Markets were pushed and pulled on risk sentiment this week as the slowdown in the vaccine roll out reduced optimism of a return to global growth. However, the main focus for the week was the Federal Reserve interest rate decision midweek. The Fed stressed the recent slow down in growth prospects, but otherwise reassured markets that financial accommodation (low interest rates and QE) would remain in place. This means any deeper falls lower in equities should find dip buyers. In other news the companies GameStop, Nokia, Blackberry, and AMC all saw spectacular gains this week as the retail driven reddit community wallstreetbets bought call options in huge volumes. What a week!
Other key events from the past week
- AUD: CPI data, Jan 27. Australia’s CPI data did print higher this week, but the AUD continued to lose ground against the NZD as the RBNZ is expected to pull-back from negative interest rates. AUDNZD saw strong selling.

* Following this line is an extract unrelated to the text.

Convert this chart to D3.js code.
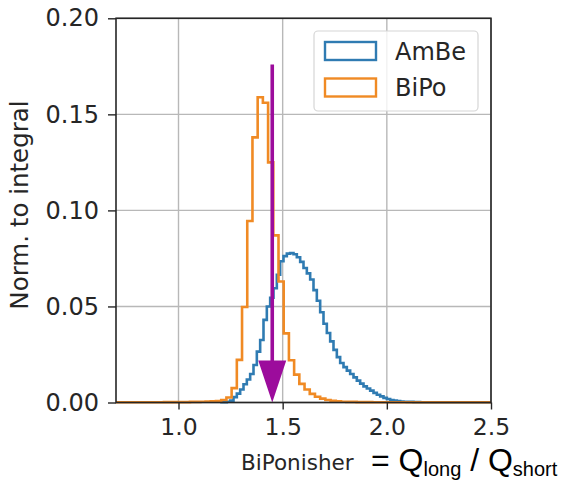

- USD: Interest Rate Statement, Jan 27. Interest rates were unchanged, but key focus was on the speed of bond tapering. The Fed’s message was that no bond tapering was expected any time soon and this supported silver and gold buyers.
- EUR: ECB to cut rates? Jan 27. ECB‘s Knot said the ECB has the tools necessary to combat EURUSD gains. The EUR saw some selling as Knot explained the ECB had room to ‘lower rates further’. EURUSD fell sharply on this headline.
Key events for the coming week
- AUD: Interest Rate Statement, Feb 02. Australia’s interest rates are likely to stay at 0.10% for the foreseeable future, but investors will look for any clues as to when the RBA will start thinking of hiking as the AUD economy improves.
- GBP: Interest Rate Statement, Feb 04. Interest rates are expected to be un-changed. However, with the Bank of England walking back from negative interest rates will they confirm that stance this week and send the GBP higher?
- USD: Employment data? Feb 05. Will the US employment data this week con-firm the expected US economic recover?